Through EdEon, she has overseen the development and national dissemination of STEM curricula, digital resources, and teacher professional development programs serving students and educators in grades 5–14, as well as the general public.

As part of these efforts, Cominsky has contributed to education initiatives for multiple NASA missions, including Fermi, NuSTAR, and LIGO, and served as final technical reviewer for mission-related educational products.

EdEon's largest NASA-funded project was the Education and Public Outreach program for the Fermi Gamma-ray Space Telescope mission. Launched on June 11, 2008, Fermi (formerly known as GLAST) is a space mission that uses silicon strip detectors to observe cosmic gamma-radiation from objects such as pulsars and quasars in the energy range 10 MeV - 300 GeV. Cominsky's group also led the Education and Public Outreach team for the Swift Gamma-Ray Burst Mission, launched on November 20, 2004. In 2003, Cominsky assumed the lead for the outreach effort for the US portion of the European Space Agency's XMM-Newton satellite. From 1999 to 2005, Cominsky was also the principal investigator and faculty advisor for the North Bay Science Project, a California Science Project site located at SSU. Other major projects developed by the SSU E/PO group include an online Cosmology curriculum for undergraduates, and an innovative curriculum for secondary students to build small payloads for launch on high-powered rockets and balloons. Cominsky is also a scientific co-investigator on the Fermi, Swift NuSTAR missions, and a member of the LIGO Scientific Collaboration. From 2012 to 2014, the SSU E/PO group developed an educator's guide for the NuSTAR mission.

Beginning in 2013, Cominsky, through what is now EdEon STEM Learning at Sonoma State University, initiated the development of Learning by Making (LbyM), an integrated, student-driven STEM curriculum for rural high school students, in partnership with SSU's Early Academic Outreach program.
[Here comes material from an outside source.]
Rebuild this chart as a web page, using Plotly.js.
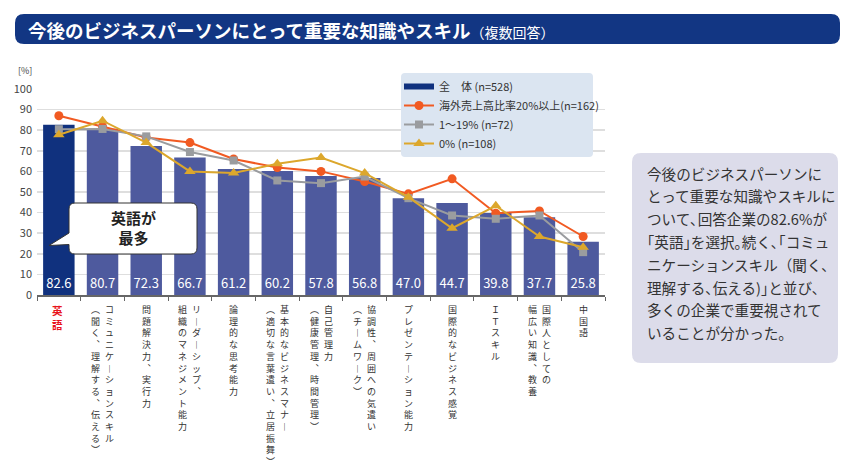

Learning by Making was the first in a sequence of three consecutive five-year projects funded by the U.S. Department of Education, aimed at improving STEM and computer science education outcomes for high-needs rural students in Northern California. The most recent phase of this work, known as STEMACES, represents the current incarnation of the program and continues to build on the curriculum, teacher support, and student engagement models established by LbyM.

As part of these initiatives, EdEon has provided extensive teacher professional development, offering approximately 80 hours of training annually since 2013 for educators implementing the Learning by Making curriculum. This training includes multi-day academic-year workshops and an intensive 40-hour summer institute hosted at Sonoma State University.

Cominsky has also served as Principal Investigator on the National Science Foundation–funded project “Teaching Einstein’s Universe at Community Colleges,” which developed an online professional learning course for lower-division physics instructors. The project focuses on strengthening instruction related to gravitational waves and the science of LIGO, while providing classroom-ready resources for calculus-based introductory physics courses.

Cominsky has been a member of many different advisory committees, including the Chandra User's Group, the Structure and Evolution of the Universe Subcommittee of NASA's Space Sciences Advisory Committee, and the LIGO Program Advisory Committee. She has served on the executive committees for the High Energy Astrophysics Division of the American Astronomical Society, and for the Division of Astrophysics of the American Physical Society.

For a decade, she was the deputy press officer for the American Astronomical Society, and she continues as the press officer for both the Fermi and Swift missions. In these positions, she often interprets astronomical discoveries to the public.

==Honors and awards==
In 1993, Cominsky was named both SSU Outstanding Professor and California Professor of the Year by the Council for the Advancement and Support of Education (CASE). In 2008, Cominsky was named a Fellow of the California Council on Science and Technology, in 2009, she was named a Fellow of the American Physical Society (Education) and in 2013, she was named a Fellow of the American Association for the Advancement of Science (Astronomy). Recent awards include the 2014 Aerospace Awareness award from the Women in Aerospace professional organization, the 2015 Sally Ride Excellence in Education award from the American Astronautical Society and the 2016 Education prize from the American Astronomical Society. Additional awards include the 2016 Education Prize from the American Astronomical Society, the 2016 Wang Family Excellence Award from the California State University and the 2017 Frank J. Malina Astronautics Medal from the International Astronautical Federation. In 2019, she was selected as one of the first 200 Legacy Fellows named by the American Astronomical Society. She was also elected a Legacy Fellow of the American Astronomical Society in 2020. Cominsky has served as a Sigma Xi Distinguished Lecturer since 2023 and was elected a Fellow of Sigma Xi in 2024.